Thursday, March 19, 2009

On Driving While Black in Post Racial Texas

I wouldn't think of driving in Texas, just as I wouldn't think of driving down Oakland's International Blvd. late nights because of the checkpoint Charlie's at every turn. No matter California or Texas, you can and will, more often than not, be stopped for driving while black. This is the reality of post-Black America even with a Black president, or perhaps because of a Black president. Even the right wing in the Democratic party is surging to oppose Obama at every turn, not to mention the die-hard Republicans and right-wing talk show hosts who've vowed to destroy our first black prez.

I imagine only a second civil war will destroy the vestiges of white supremacy in this land, and at the conclusion of which blacks will need to remain armed for the foreseeable future, just as Hezbollah and Hamas know better than to disarm in light of the permanent Zionist threat.

In America white supremacy may have eased on the surface but remains rock hard in the deep structure of American culture. No white person desires to willingly give up white privilege. As my white literary agent told me, "I am not, nor are my friends, trying to recover from white supremacy. We love white privilege and we will bomb the world to keep it."

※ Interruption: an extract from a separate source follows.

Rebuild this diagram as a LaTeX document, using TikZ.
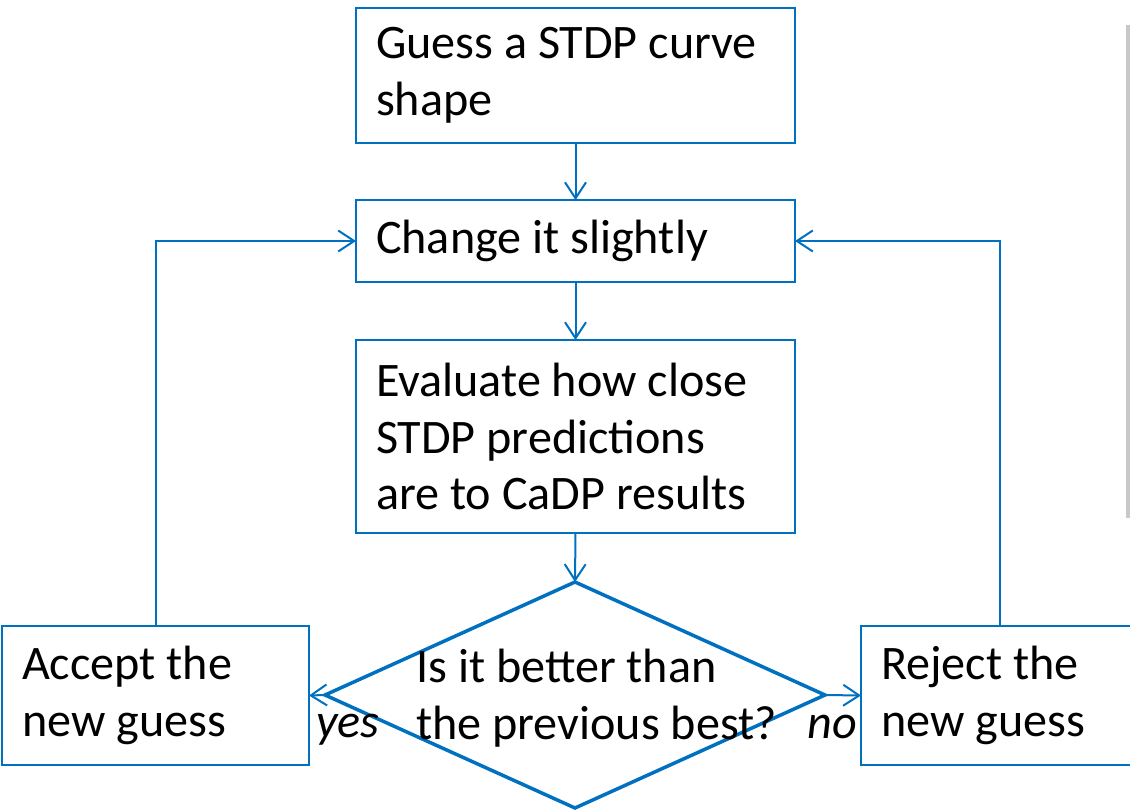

In the great liberal city of Berkeley, CA, an English instructor at Berkeley City College informed me she was denied tenure for using my book How to Recover from the Addiction to White Supremacy in her classroom. This book is not advocating hatred but it is a manual to recover from American's number one addiction, prescribing a 13 step approach based on the 12-step model of Alcoholic Anonymous, but whites are terrified of this book and blacks are fearful to be caught with it, especially on the job. A black woman in San Francisco's financial district said she wanted the book but was mortally afraid to take it back to work on her lunch break. Another brother told me he would not buy the book from me on his lunch break but would get it on his way home. In Oakland a brother bought the book but made me assure him he wouldn't be fired if he returned from lunch with it.

The irony is that the book's first step is overcoming fear to recover from the addiction to white supremacy. When I completed the manuscript in South Carolina and went to make a copy, the sister at Staples saw the title and said, "You ain't from here!" I asked why she said that. She said because we don't use that word "white supremacy" down here, that's you California nigguhs coming down here talking that shit, upsetting these white folks, then you leave but we got to stay here to deal with them.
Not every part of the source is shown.